Statement of Need
Data, data science tools, and data science educational materials are predominantly distributed online. As a result, access to data science tools and skills is not homogeneously distributed. The median percentage of population with internet access across all countries is only 60.1%. This includes varying degrees of consistency ranging from continuously to only once every few months. In the US, degree of internet access is associated with race and ethnicity, geography, and income. Low-income US households are less likely to have access to broadband and more likely to have no internet access at all. Although the increase in internet access worldwide is undeniable, the rate at which access increases and the quality of that access remains unequally distributed.

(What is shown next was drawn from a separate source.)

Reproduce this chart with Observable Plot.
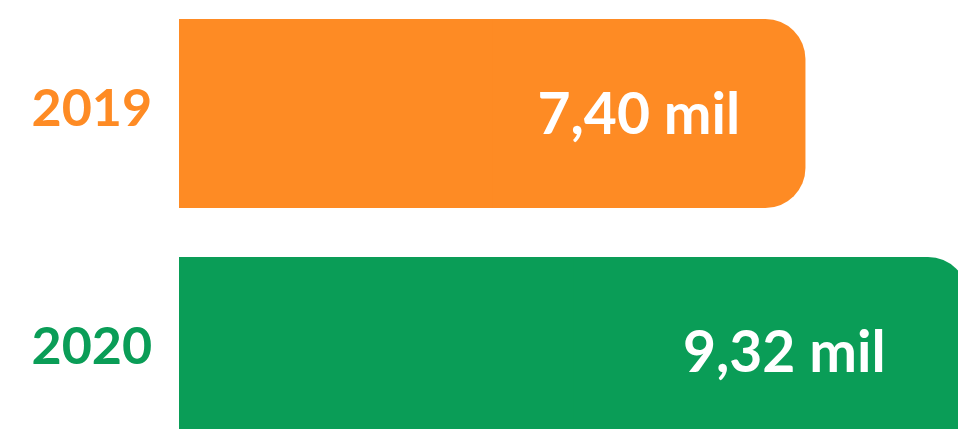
<!DOCTYPE html>
<html>
<head>
<meta charset="utf-8">
<script src="https://cdn.jsdelivr.net/npm/d3@7"></script>
<script src="https://cdn.jsdelivr.net/npm/@observablehq/plot@0.6"></script>
<style>
  html, body { margin: 0; padding: 0; background: #ffffff; }
  svg { display: block; overflow: hidden; }
</style>
</head>
<body>
<div id="chart"></div>
<script>
const years = ["2019", "2020"];
const values = [7.40, 9.32];
const labels = ["7,40 mil", "9,32 mil"];
const colors = ["#FE8B24", "#0A9D57"];

const data = years.map((y, i) => ({year: y, value: values[i], label: labels[i], color: colors[i]}));

const chart = Plot.plot({
  width: 958,
  height: 429,
  marginLeft: 0,
  marginRight: 0,
  marginTop: 0,
  marginBottom: 0,
  style: {fontFamily: "Lato, sans-serif", background: "#ffffff"},
  x: {domain: [0, 9.32], range: [179, 968], axis: null},
  y: {domain: years, range: [18, 447], paddingInner: 0.205, paddingOuter: 0, axis: null},
  color: {type: "identity"},
  marks: [
    Plot.barX(data, {y: "year", x: "value", fill: "color", rx: 40, ry: 40}),
    Plot.barX(data, {y: "year", x: d => d.value / 2, fill: "color"}),
    Plot.text(data, {
      y: "year", text: "year", fill: "color",
      frameAnchor: "left", textAnchor: "start", dx: 31, dy: -5,
      fontSize: 52, fontWeight: 700
    }),
    Plot.text(data, {
      y: "year", x: d => d.value * 0.895, text: "label", fill: "#ffffff",
      textAnchor: "end", dy: 2,
      fontSize: 57, fontWeight: 700
    })
  ]
});
document.getElementById("chart").appendChild(chart);
</script>
</body>
</html>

Most online data science tools and teaching materials assume a stable internet connection to download data, install software, and view teaching materials while learning or working. This need for regular internet access can be mitigated by obtaining the necessary data, software, and lesson materials when and where internet access is available. Once these materials are downloaded, much of the associated training and data science work can be accomplished without internet access. However, the knowledge necessary to accomplish this is often not available to people starting out with learning data science skills. This makes limited internet access particularly challenging in teaching environments, where students often learn how to download and install data science tools during classes and workshops. Workshops may have to be run in venues without reliable internet access and many of the students may not have sufficient, affordable internet access prior to the workshop, leading to problems in acquiring hundreds of megabytes worth of software applications and their dependencies for workshop participants. Simplifying the downloading and offline use of data science components that have internet requirements could ameliorate some of the challenges that students and data scientists face due to unequal accessibility to the internet.
The offlinedatasci package is part of a growing set of tools and instructional materials developed by CarpentriesOffline to facilitate teaching and practicing data science in internet-limited environments. The larger ecosystem allows local computers and low power devices such as the Raspberry Pi to be used as isolated servers that provide a wireless network to workshop participants, so that they can acquire the necessary materials during workshops even when there is no internet access.
The offlinedatasci package automates downloading or updating a bank of materials for running workshops or practicing data science offline, by providing:
open source statistical and graphing software (R and Python)
integrated development environments (IDEs) for working with this software (RStudio and Jupyter)
up-to-date mirrors of the package repositories used to install data science packages (CRAN, PyPI)
online lesson materials configured for local viewing (currently a selection of Carpentries workshop lessons with their respective practice data sets).